Recently, former Commissioner of Police Orville Durant rather unkindly suggested that the current police administration had dropped the ball on policing especially as it related to community intervention. We disagree with this rather simplistic assessment of the present situation. Notwithstanding that community policing is still practised to some degree, there are a number of factors that contributed to fewer gun-related crimes being committed 25 or 40 years ago as compared to the present era.
We are told that there was greater cohesion and efficiency within all sectors of the judiciary. We are told that policing was more robust on the streets in terms of prevention, intervention and investigation, as well as the production of files to the law courts to have serious matters adjudicated. We are told the present phenomenon of serial offenders – inclusive of murder accused – being constantly granted bail was unheard of. But most importantly, we are told that the number and level of firepower in the hands of criminals was an extremely far cry from what obtains today. And it is with the latter that authorities now need to act and stop talking.
The reason there were fewer gun-related crimes in the Durant era compared to the present appears simply to be a case that there were fewer guns in the hands of criminals. There are some hooligans today brandishing high-powered weaponry who cannot buy a snack box of chicken and a roll of toilet paper. Yet, they are creating mayhem with Mac-10s, Glocks, M16s and a range of expensive, imported firearms. They cannot finance the purchase of these weapons, nor their importation. If these weapons are tied to the drug trade, then where is the source? Who are the financiers? Who has the capital to purchase and import these weapons?
In such a dot of a country, what is the difficulty in collecting intelligence at source and robustly pursuing these felons who are bent on criminality for their selfish, pecuniary benefit? The Commissioner of Police Tyrone Griffith, acting on intelligence gathered, has already fingered our ports of entry as contributing to the influx of weapons. What evidence is there that authorities both within Customs and the Royal Barbados Police Force are attempting to identify, apprehend and prosecute anyone donning a government uniform and facilitating this nefarious behaviour? Barbados does not need new laws, it needs renewed will from all law-abiding citizens, especially members of the constabulary. There is also a need for politicians to desist from attempting to influence the management and decision-making of the Royal Barbados Police Force.
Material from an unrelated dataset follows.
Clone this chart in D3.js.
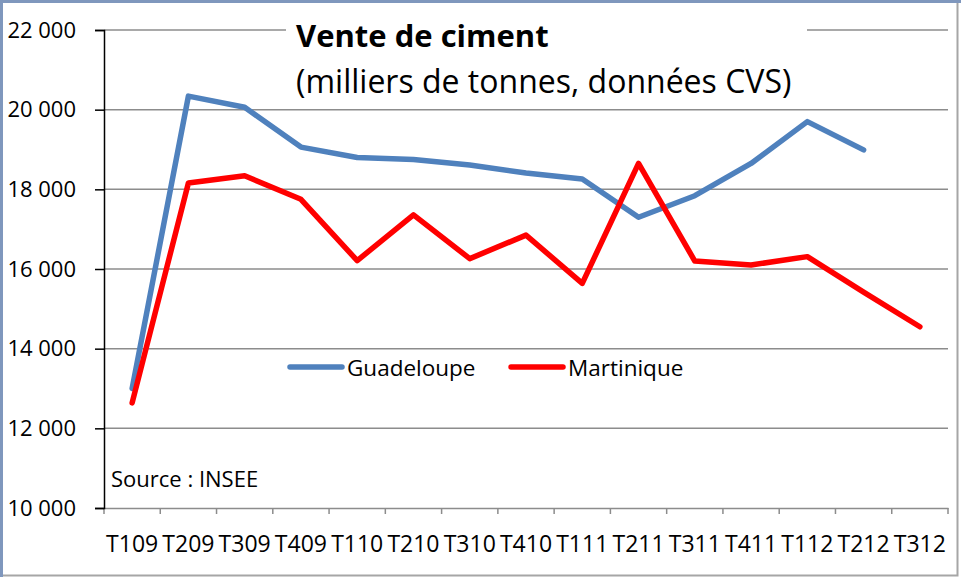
<!DOCTYPE html>
<html>
<head>
<meta charset="utf-8">
<script src="https://cdn.jsdelivr.net/npm/d3@7"></script>
<style>
  body { margin: 0; background: #fff; }
  text { font-family: "Open Sans", sans-serif; fill: #000; }
</style>
</head>
<body>
<script>
// quarters (T + quarter + year)
const quarters = ["T109", "T209", "T309", "T409", "T110", "T210", "T310", "T410",
                  "T111", "T211", "T311", "T411", "T112", "T212", "T312"];
// cement sales, thousands of tonnes, seasonally adjusted
const guadeloupe = [13000, 20340, 20060, 19060, 18800, 18750, 18610, 18410,
                    18260, 17300, 17840, 18650, 19700, 18990, null];
const martinique = [12640, 18160, 18340, 17750, 16210, 17360, 16260, 16850,
                    15640, 18650, 16200, 16100, 16310, 15420, 14550];
const yTicks = [10000, 12000, 14000, 16000, 18000, 20000, 22000];

const series = [
  {name: "Guadeloupe", values: guadeloupe, color: "#4f81bd"},
  {name: "Martinique", values: martinique, color: "#ff0000"}
];

const W = 961, H = 577;
const FONT = "'Open Sans', sans-serif";
const svg = d3.select("body").append("svg")
    .attr("width", W)
    .attr("height", H);

// outer frame
svg.append("rect").attr("x", 0).attr("y", 0).attr("width", W).attr("height", H).attr("fill", "#fff");
svg.append("path").attr("d", `M1.5,${H} V1.5 H${W}`).attr("fill", "none").attr("stroke", "#7f97bd").attr("stroke-width", 3);
svg.append("path").attr("d", `M3,575.5 H957.5 V3`).attr("fill", "none").attr("stroke", "#a6a6a6").attr("stroke-width", 2);

const x = d3.scaleBand().domain(quarters).range([104, 948]);
const y = d3.scaleLinear().domain([10000, 22000]).range([508, 30]);

const fr = d3.formatLocale({decimal: ",", thousands: "\u00a0", grouping: [3], currency: ["", " €"]});
const fmt = fr.format(",");

// gridlines
svg.append("g").selectAll("line")
    .data(yTicks.filter(d => d > 10000))
    .join("line")
    .attr("x1", 104).attr("x2", 948)
    .attr("y1", d => y(d)).attr("y2", d => y(d))
    .attr("stroke", "#8c8c8c").attr("stroke-width", 1.5);

// x axis
const xAxis = svg.append("g")
    .attr("transform", `translate(0,${y(10000)})`)
    .call(d3.axisBottom(x).tickSize(0).tickPadding(28));
xAxis.select(".domain").attr("stroke", "#8c8c8c").attr("stroke-width", 1.5);
xAxis.selectAll("text").attr("font-size", 23).attr("fill", "#000").style("font-family", FONT);
const edges = quarters.map(q => x(q)).concat([x(quarters[quarters.length - 1]) + x.bandwidth()]);
xAxis.append("g").selectAll("line")
    .data(edges)
    .join("line")
    .attr("x1", d => d).attr("x2", d => d)
    .attr("y1", 0).attr("y2", 6)
    .attr("stroke", "#8c8c8c").attr("stroke-width", 1.5);

// y axis
const yAxis = svg.append("g")
    .attr("transform", "translate(104,0)")
    .call(d3.axisLeft(y).tickValues(yTicks).tickFormat(fmt).tickSize(9).tickPadding(19));
yAxis.select(".domain").attr("stroke", "#000").attr("stroke-width", 1.5);
yAxis.selectAll(".tick line").attr("stroke", "#000").attr("stroke-width", 1.5);
yAxis.selectAll("text").attr("font-size", 22).attr("fill", "#000").style("font-family", FONT);

// lines
const line = d3.line()
    .defined(d => d.v != null)
    .x(d => x(d.q) + x.bandwidth() / 2)
    .y(d => y(d.v));

svg.append("g").selectAll("path")
    .data(series)
    .join("path")
    .attr("d", s => line(s.values.map((v, i) => ({q: quarters[i], v: v}))))
    .attr("fill", "none")
    .attr("stroke", s => s.color)
    .attr("stroke-width", 5.5)
    .attr("stroke-linejoin", "round")
    .attr("stroke-linecap", "round");

// title box
svg.append("rect").attr("x", 286).attr("y", 12).attr("width", 521).attr("height", 92).attr("fill", "#fff");
svg.append("text").attr("x", 296).attr("y", 47)
    .attr("font-size", 31).attr("font-weight", "bold")
    .text("Vente de ciment");
svg.append("text").attr("x", 296).attr("y", 93)
    .attr("font-size", 32)
    .text("(milliers de tonnes, données CVS)");

// legend
const legend = svg.append("g").selectAll("g")
    .data(series)
    .join("g")
    .attr("transform", (d, i) => `translate(${290 + i * 221},367)`);
legend.append("line")
    .attr("x1", 0).attr("x2", 52)
    .attr("stroke", d => d.color).attr("stroke-width", 5.5).attr("stroke-linecap", "round");
legend.append("text")
    .attr("x", 57).attr("y", 9)
    .attr("font-size", 22.5)
    .text(d => d.name);

// source
svg.append("text").attr("x", 111).attr("y", 487)
    .attr("font-size", 22)
    .text("Source : INSEE");
</script>
</body>
</html>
There might be a public outcry from sections of society yet untouched by crime in Barbados but Government needs to look at the implementation of compulsory national/youth service as a means of targeting our young people before they reach the path of no return. All will not be saved but an expanded role for the Barbados Youth Service, inclusive of compulsory national service, is worth national debate [more long-talk] and serious consideration. A 1949 law in Israel makes conscription to military service mandatory on reaching age 18. A similar law exists in China although hardly enforced because of the sheer numbers of volunteers. Our sociologists and researchers occasionally carry out studies highlighting obvious sterile stats about this, that and the other. Perhaps, they can now research the impact compulsory national service had on specific countries and look at possibilities for its implementation here.
But we get a sense that not everyone is on the same page as it relates to wrestling the scourge of gun-crimes and the related drug trade to the ground. If toes have to be mashed – metaphorically – to rout out the few murderous thugs in our midst, then they should be crushed and done so collectively. Raising a white flag is not an option. Inertia is even worse.